Data block.
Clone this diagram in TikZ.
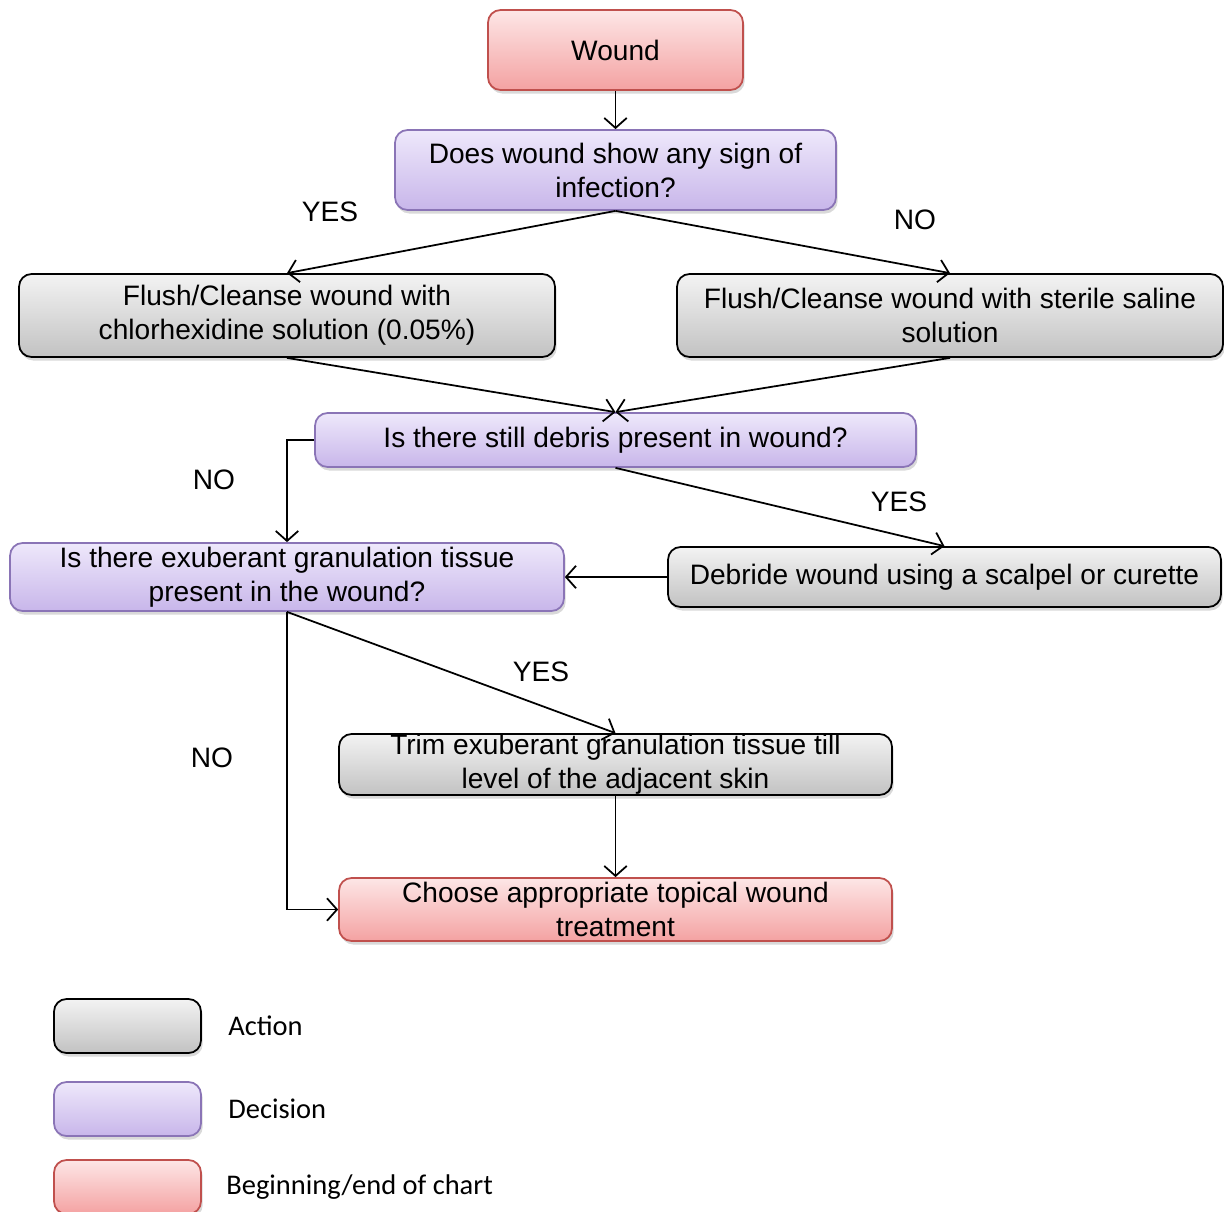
\documentclass[tikz,border=0pt]{standalone}
\usepackage{fontspec}
\setmainfont{Liberation Sans}
\newfontfamily\legendfont{Carlito}
\usetikzlibrary{arrows.meta,positioning,shadows}
\definecolor{actA}{HTML}{F3F3F3}
\definecolor{actB}{HTML}{C2C2C2}
\definecolor{decA}{HTML}{EEE8FB}
\definecolor{decB}{HTML}{C8B6EA}
\definecolor{decL}{HTML}{8A74B6}
\definecolor{trmA}{HTML}{FDE6E6}
\definecolor{trmB}{HTML}{F4A2A2}
\definecolor{trmL}{HTML}{C0504D}
\tikzset{
  box/.style={rectangle, rounded corners=2.5mm, align=center, inner xsep=3pt, inner ysep=0pt,
              font=\fontsize{16}{19.3}\selectfont, line width=1pt,
              drop shadow={shadow xshift=1pt, shadow yshift=-2pt, opacity=0.3}},
  act/.style={box, draw=black, top color=actA, bottom color=actB},
  dec/.style={box, draw=decL, top color=decA, bottom color=decB},
  trm/.style={box, draw=trmL, top color=trmA, bottom color=trmB},
  fl/.style={-{Straight Barb[length=2mm,width=4.5mm]}, line width=1pt},
  lbl/.style={font=\fontsize{16}{19}\selectfont, inner sep=1pt},
  legtxt/.style={font=\legendfont\fontsize{16.2}{19}\selectfont, anchor=west, inner sep=0pt},
}
\begin{document}
\begin{tikzpicture}[x=0.02cm, y=-0.02cm]
\useasboundingbox (0,0) rectangle (1224,1211);
% flow chart
\node[trm, minimum width=5.1cm, minimum height=1.6cm] (wound) at (615.5,50) {Wound};
\node[dec, minimum width=8.82cm, minimum height=1.6cm] (infect) at (615.5,170)
  {Does wound show any sign of\\ infection?};
\node[act, minimum width=10.72cm, minimum height=1.66cm] (chlor) at (287,315.5)
  {Flush/Cleanse wound with\\ chlorhexidine solution (0.05\%)};
\node[act, minimum width=10.92cm, minimum height=1.66cm] (saline) at (950,315.5)
  {Flush/Cleanse wound with sterile saline\\ solution};
\node[dec, minimum width=12.02cm, minimum height=1.08cm] (debris) at (615.5,440)
  {Is there still debris present in wound?};
\node[dec, minimum width=11.08cm, minimum height=1.36cm] (exub) at (287,577)
  {Is there exuberant granulation tissue\\ present in the wound?};
\node[act, minimum width=11.06cm, minimum height=1.2cm] (debride) at (944.5,577)
  {Debride wound using a scalpel or curette};
\node[act, minimum width=11.06cm, minimum height=1.22cm] (trim) at (615.5,764.5)
  {Trim exuberant granulation tissue till\\ level of the adjacent skin};
\node[trm, minimum width=11.06cm, minimum height=1.26cm] (choose) at (615.5,909.5)
  {Choose appropriate topical wound\\ treatment};
% answers
\node[lbl] (yes1) at (330,212) {YES};
\node[lbl] (no1) at (915,220) {NO};
\node[lbl] (no2) at (214,480) {NO};
\node[lbl] (yes2) at (899,502) {YES};
\node[lbl] (yes3) at (541,672) {YES};
\node[lbl] (no3) at (212,758) {NO};
% connectors
\draw[fl] (wound) -- (infect);
\draw[fl] (infect.south) -- (chlor.north);
\draw[fl] (infect.south) -- (saline.north);
\draw[fl] (chlor.south) -- (debris.north);
\draw[fl] (saline.south) -- (debris.north);
\draw[fl] (debris.west) -| (exub.north);
\draw[fl] (debris.south) -- (debride.north);
\draw[fl] (debride) -- (exub);
\draw[fl] (exub.south) -- (trim.north);
\draw[fl] (exub.south) |- (choose.west);
\draw[fl] (trim) -- (choose);
% legend
\node[act, minimum width=2.94cm, minimum height=1.08cm] (legact) at (127.5,1026) {};
\node[dec, minimum width=2.94cm, minimum height=1.08cm] (legdec) at (127.5,1109) {};
\node[trm, minimum width=2.94cm, minimum height=1.08cm] (legtrm) at (127.5,1187) {};
\node[legtxt] (tact) at (228,1026) {Action};
\node[legtxt] (tdec) at (228,1109) {Decision};
\node[legtxt] (ttrm) at (226,1187) {Beginning/end of chart};
\end{tikzpicture}
\end{document}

Exercise brief. Make an exact reproduction of the listing above, without any pictures.

Result.
Clone this diagram in TikZ.
\documentclass[tikz,border=0pt]{standalone}
\usepackage{fontspec}
\setmainfont{Liberation Sans}
\newfontfamily\legendfont{Carlito}
\usetikzlibrary{arrows.meta,positioning,shadows}
\definecolor{actA}{HTML}{F3F3F3}
\definecolor{actB}{HTML}{C2C2C2}
\definecolor{decA}{HTML}{EEE8FB}
\definecolor{decB}{HTML}{C8B6EA}
\definecolor{decL}{HTML}{8A74B6}
\definecolor{trmA}{HTML}{FDE6E6}
\definecolor{trmB}{HTML}{F4A2A2}
\definecolor{trmL}{HTML}{C0504D}
\tikzset{
  box/.style={rectangle, rounded corners=2.5mm, align=center, inner xsep=3pt, inner ysep=0pt,
              font=\fontsize{16}{19.3}\selectfont, line width=1pt,
              drop shadow={shadow xshift=1pt, shadow yshift=-2pt, opacity=0.3}},
  act/.style={box, draw=black, top color=actA, bottom color=actB},
  dec/.style={box, draw=decL, top color=decA, bottom color=decB},
  trm/.style={box, draw=trmL, top color=trmA, bottom color=trmB},
  fl/.style={-{Straight Barb[length=2mm,width=4.5mm]}, line width=1pt},
  lbl/.style={font=\fontsize{16}{19}\selectfont, inner sep=1pt},
  legtxt/.style={font=\legendfont\fontsize{16.2}{19}\selectfont, anchor=west, inner sep=0pt},
}
\begin{document}
\begin{tikzpicture}[x=0.02cm, y=-0.02cm]
\useasboundingbox (0,0) rectangle (1224,1211);
% flow chart
\node[trm, minimum width=5.1cm, minimum height=1.6cm] (wound) at (615.5,50) {Wound};
\node[dec, minimum width=8.82cm, minimum height=1.6cm] (infect) at (615.5,170)
  {Does wound show any sign of\\ infection?};
\node[act, minimum width=10.72cm, minimum height=1.66cm] (chlor) at (287,315.5)
  {Flush/Cleanse wound with\\ chlorhexidine solution (0.05\%)};
\node[act, minimum width=10.92cm, minimum height=1.66cm] (saline) at (950,315.5)
  {Flush/Cleanse wound with sterile saline\\ solution};
\node[dec, minimum width=12.02cm, minimum height=1.08cm] (debris) at (615.5,440)
  {Is there still debris present in wound?};
\node[dec, minimum width=11.08cm, minimum height=1.36cm] (exub) at (287,577)
  {Is there exuberant granulation tissue\\ present in the wound?};
\node[act, minimum width=11.06cm, minimum height=1.2cm] (debride) at (944.5,577)
  {Debride wound using a scalpel or curette};
\node[act, minimum width=11.06cm, minimum height=1.22cm] (trim) at (615.5,764.5)
  {Trim exuberant granulation tissue till\\ level of the adjacent skin};
\node[trm, minimum width=11.06cm, minimum height=1.26cm] (choose) at (615.5,909.5)
  {Choose appropriate topical wound\\ treatment};
% answers
\node[lbl] (yes1) at (330,212) {YES};
\node[lbl] (no1) at (915,220) {NO};
\node[lbl] (no2) at (214,480) {NO};
\node[lbl] (yes2) at (899,502) {YES};
\node[lbl] (yes3) at (541,672) {YES};
\node[lbl] (no3) at (212,758) {NO};
% connectors
\draw[fl] (wound) -- (infect);
\draw[fl] (infect.south) -- (chlor.north);
\draw[fl] (infect.south) -- (saline.north);
\draw[fl] (chlor.south) -- (debris.north);
\draw[fl] (saline.south) -- (debris.north);
\draw[fl] (debris.west) -| (exub.north);
\draw[fl] (debris.south) -- (debride.north);
\draw[fl] (debride) -- (exub);
\draw[fl] (exub.south) -- (trim.north);
\draw[fl] (exub.south) |- (choose.west);
\draw[fl] (trim) -- (choose);
% legend
\node[act, minimum width=2.94cm, minimum height=1.08cm] (legact) at (127.5,1026) {};
\node[dec, minimum width=2.94cm, minimum height=1.08cm] (legdec) at (127.5,1109) {};
\node[trm, minimum width=2.94cm, minimum height=1.08cm] (legtrm) at (127.5,1187) {};
\node[legtxt] (tact) at (228,1026) {Action};
\node[legtxt] (tdec) at (228,1109) {Decision};
\node[legtxt] (ttrm) at (226,1187) {Beginning/end of chart};
\end{tikzpicture}
\end{document}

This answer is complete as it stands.